The European Union also reached a similar agreement with Turkey in March 2016 after migrants largely from the Middle East and Africa, including Syrians displaced by ongoing civil war, had arrived in record numbers — over 1 million in 2015, according to the International Organization for Migration. The agreement allowed Greece to deport migrants who had passed through Turkey unless they had already applied for asylum in Greece. (Few deportations, however, actually took place because migrants started applying for asylum as soon as they arrived in Greece.)

Trump, meanwhile, has sought to restrict asylum even more broadly, issuing a rule in July that strips asylum eligibility from anyone at the southern border who passed through another country en route to the US. There are limited exceptions to the rule, but, for the most part, it effectively closes the door on seeking asylum at the southern border.

Karen Musalo, founding director of the Center for Gender and Refugee Studies and one of the attorneys challenging the rule in federal court, said the rule has effectively allowed the Trump administration to unilaterally block Central American migrants from obtaining asylum.

But also signing safe third country agreements with each country individually gives the US another tool to deflect migrants. It could be the administration’s fallback option if a court strikes down its asylum rule in ongoing legal challenges. Alternatively, it could be used to send migrants to countries other than their own if their governments refuse to cooperate with the US in facilitating their deportation.

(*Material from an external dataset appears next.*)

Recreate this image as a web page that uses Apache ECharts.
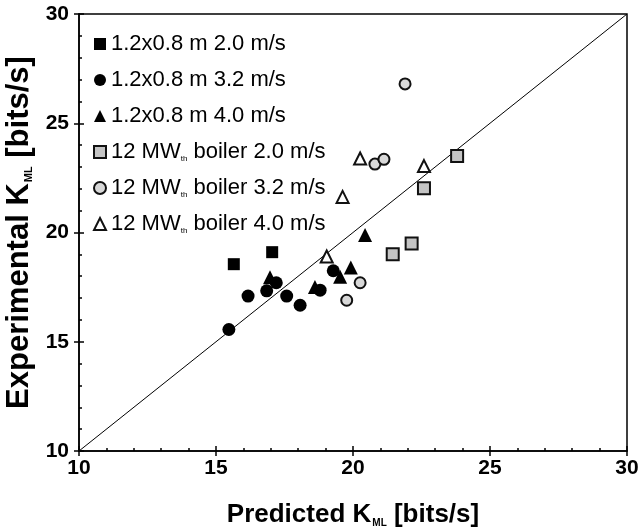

Central American countries are under pressure to sign safe third country agreements

In June, the administration threatened to impose tariffs on all Mexican goods if Mexico did not assist in curtailing the number of migrants showing up at the US southern border. But with border arrests on an apparent decline, Mexico seems to have fulfilled Trump’s wishes and may not feel obligated to take the extra step of signing a safe third country agreement. Despite initially being open to discussions of such an agreement, the Mexican foreign minister Marcelo Ebrard dismissed the prospect outright on September 10.

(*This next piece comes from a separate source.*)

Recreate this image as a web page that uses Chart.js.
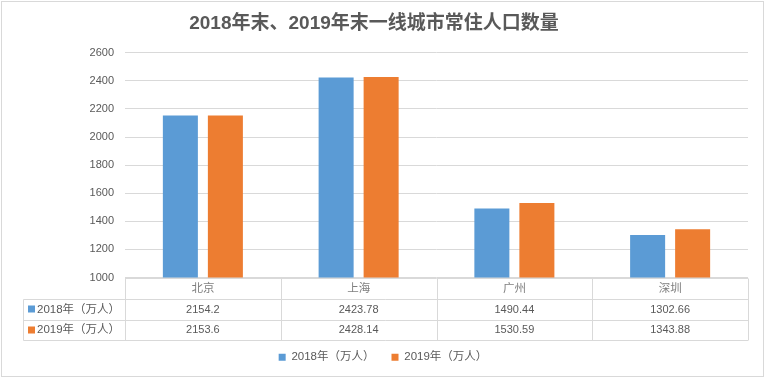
<!DOCTYPE html>
<html>
<head>
<meta charset="utf-8">
<script src="https://cdn.jsdelivr.net/npm/chart.js@4"></script>
<style>
html,body{margin:0;padding:0;background:#fff;}
#wrap{width:765px;height:378px;position:relative;}
</style>
</head>
<body>
<div id="wrap"><canvas id="c" width="765" height="378"></canvas></div>
<script>
const categories = ['北京', '上海', '广州', '深圳'];
const series2018 = [2154.2, 2423.78, 1490.44, 1302.66];
const series2019 = [2153.6, 2428.14, 1530.59, 1343.88];
const seriesNames = ['2018年（万人）', '2019年（万人）'];
const seriesLabels2018 = ['2154.2', '2423.78', '1490.44', '1302.66'];
const seriesLabels2019 = ['2153.6', '2428.14', '1530.59', '1343.88'];
const titleText = '2018年末、2019年末一线城市常住人口数量';

const FONT = '"Liberation Sans", "Noto Sans CJK SC", sans-serif';
const TXT = '#595959';
const LINE = '#d9d9d9';
const COLORS = ['#5B9BD5', '#ED7D31'];

const frame = {
  id: 'frame',
  beforeDraw(chart) {
    const ctx = chart.ctx;
    ctx.save();
    ctx.fillStyle = '#fff';
    ctx.fillRect(0, 0, chart.width, chart.height);
    ctx.strokeStyle = LINE;
    ctx.lineWidth = 1;
    ctx.strokeRect(1.5, 1.5, 762, 375);
    ctx.restore();
  }
};

const legendShift = {
  id: 'legendShift',
  afterLayout(chart) {
    if (chart.legend) {
      chart.legend.left += 9;
      chart.legend.right += 9;
    }
  }
};

const dataTable = {
  id: 'dataTable',
  afterDraw(chart) {
    const ctx = chart.ctx;
    const x = chart.scales.x;
    const area = chart.chartArea;
    const n = categories.length;
    const w = (area.right - area.left) / n;
    const top = Math.round(area.bottom) + 0.5;
    const rowH = 20.5;
    const r1 = top + rowH;
    const r2 = r1 + rowH;
    const r3 = r2 + rowH;
    const leftX = 23.5;
    ctx.save();
    ctx.strokeStyle = LINE;
    ctx.lineWidth = 1;
    ctx.beginPath();
    ctx.moveTo(area.left, top); ctx.lineTo(area.right, top);
    [r1, r2, r3].forEach(yy => { const y = Math.round(yy) + 0.5; ctx.moveTo(leftX, y); ctx.lineTo(area.right, y); });
    for (let i = 0; i <= n; i++) {
      const xx = Math.round(area.left + i * w) + 0.5;
      ctx.moveTo(xx, top); ctx.lineTo(xx, Math.round(r3) + 0.5);
    }
    ctx.moveTo(leftX, Math.round(r1) + 0.5); ctx.lineTo(leftX, Math.round(r3) + 0.5);
    ctx.stroke();

    ctx.fillStyle = TXT;
    ctx.textAlign = 'center';
    ctx.textBaseline = 'middle';
    const rows = [seriesLabels2018, seriesLabels2019];
    const ys = [(r1 + r2) / 2, (r2 + r3) / 2];
    rows.forEach((row, ri) => {
      ctx.font = '11px ' + FONT;
      row.forEach((v, i) => {
        ctx.fillText(v, x.getPixelForValue(i), ys[ri] + 0.5);
      });
      ctx.fillStyle = COLORS[ri];
      ctx.fillRect(28, Math.round(ys[ri]) - 3.5, 7, 7);
      ctx.fillStyle = TXT;
      ctx.textAlign = 'left';
      ctx.font = '11.5px ' + FONT;
      ctx.fillText(seriesNames[ri], 37, ys[ri] + 0.5);
      ctx.textAlign = 'center';
    });
    ctx.restore();
  }
};

new Chart(document.getElementById('c'), {
  type: 'bar',
  data: {
    labels: categories,
    datasets: [
      { label: seriesNames[0], data: series2018, backgroundColor: COLORS[0], categoryPercentage: 0.578, barPercentage: 0.778 },
      { label: seriesNames[1], data: series2019, backgroundColor: COLORS[1], categoryPercentage: 0.578, barPercentage: 0.778 }
    ]
  },
  options: {
    responsive: false,
    animation: false,
    layout: { padding: { left: 0, right: 17, top: 2, bottom: 5 } },
    plugins: {
      title: {
        display: true,
        text: titleText,
        color: TXT,
        font: { family: FONT, size: 19, weight: 'bold' },
        padding: { top: 10, bottom: 18 }
      },
      legend: {
        position: 'bottom',
        labels: {
          color: TXT,
          font: { family: FONT, size: 11.5 },
          boxWidth: 7,
          boxHeight: 7,
          padding: 17
        }
      },
      tooltip: { enabled: false }
    },
    scales: {
      x: {
        grid: { display: false, drawTicks: false },
        border: { display: false },
        ticks: { color: '#7f7f7f', font: { family: FONT, size: 11.5 }, padding: 4 },
        afterFit(s) { s.height = 57; }
      },
      y: {
        min: 1000,
        max: 2600,
        ticks: { stepSize: 200, color: TXT, font: { family: FONT, size: 11 }, padding: 11, callback: v => String(v) },
        grid: { color: LINE, drawTicks: false },
        border: { display: false },
        afterFit(s) { s.width = 125; }
      }
    }
  },
  plugins: [frame, legendShift, dataTable]
});
</script>
</body>
</html>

Trump announced in July that the US had reached a safe third country agreement with Guatemala, though it has yet to be ratified by the Guatemalan government. As part of the agreement, the US offered to expand and streamline the H-2A temporary agricultural visa program for Guatemalan citizens, promising to spur what Trump described as a “new era of investment and growth.”

The Guatemala Constitutional Court initially stopped the agreement from going into effect. After the ruling, Trump suggested he would retaliate by blocking all Guatemalan immigrants and introducing a new tax on their remittances. The agreement has since been implemented.

The agreement with El Salvador, which is similar to the one with Guatemala, says that the US “intends to cooperate with El Salvador in order to strengthen El Salvador’s institutional capacities.” As part of that, the US will invest in El Salvador and work on a way for about 200,000 Salvadorans who have lived in the US for about two decades with temporary legal immigration status to remain in the country permanently, McAleenan and Chancellor of the El Salvador Ministry of Foreign Affairs Alexandra Hill told reporters.